Theater in Wanhua, Taipei, Taiwan

The Red House Theater (紅樓劇場 (Hónglóu Jùchǎng)), often called Hong Lo Red Play House, Red Theater, Ximen Honglou or Ximen Red House in English, is a historic theater in Ximending, Wanhua District, Taipei, Taiwan. The theater is located at 10 Chengdu Road.

==History==
Built in 1908 during Japanese rule and designed by Japanese architect Kondo Juro, the Red Theater was originally a market building, with its ground floor serving as a department store. The site of the Red Theatre was originally an unmarked graveyard.

From 1945 onwards, the building was used as a theater, housing a troupe performing Peking Opera. The theater's many functions throughout the years signify Taiwan's sociopolitical hybridization.

It was renovated due to a fire in the 2000s. From 2007 onwards, the Red Theater has been managed by the Taipei Culture Foundation, which uses the theater as a platform to promote the Cultural and Creative industries and revive Ximending's community.

The Red House was listed as a Class III Historical Site in 1997. In 2016 the area was subject to an arson attack.

== Architecture ==
The Red House's unique architectural style is characterized by blended Western and Meiji era Japanese architectural patterns. The style of the building can be attributed to its architect's education, as Kondo Juro attended the Tokyo Imperial University, where he became cognizant of Western architectural styles. The Red House consists of an octagonal building, known as the Octagon Building, a Cruciform building and the adjacent square.
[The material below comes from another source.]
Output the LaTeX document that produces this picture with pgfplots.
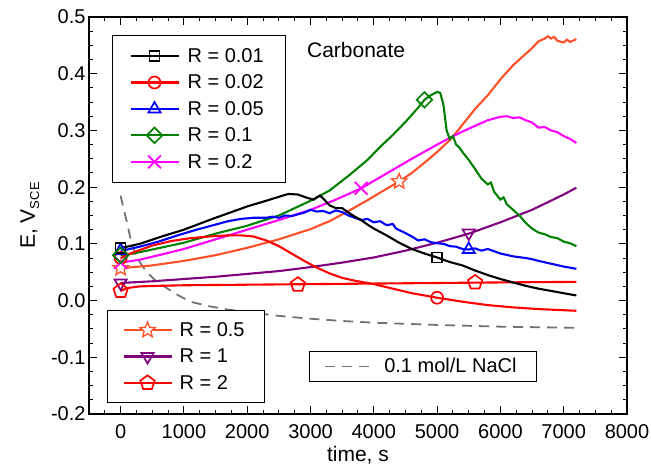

In 2015, the Cruciform Building was renovated to restore Taiwan's first marketplace and grocery bazaar. The building is home to the Creative Boutique which provides local labels with aesthetic retail spaces.

In 2016, the Octagon Building underwent the largest-scale renovation in the last 100 years.

==Today==
The Riverside Live House Corporation Ltd. took control of the horizontal section of the main Cruciform Building in September 2008. It hosts concerts by students and musicians from Thursday throughout the weekend.

The building was converted into a theater in 2007, and has since become a popular part of the gay scene in the neighborhood. It is the site of the annual gay New Year’s Eve countdown and the Taipei Pride and the Mr. Gay World Taiwan pageant.

It was the venue of the Wikimania 2007 Party, which included a short film festival.

In 2017, the main lantern of the Taiwan Lantern Festival was displayed on the square of the Red House, attracting numerous international visitors.

==Amenities==
The ground floor houses a small cafe and a display on the history of the building, as well as several independent shops. The second-floor theater hosts regular live performances. The theater is within walking distance west from Ximen Station when exiting from Exit 1 and southwest when exiting from Exit 6 on the Taipei Metro.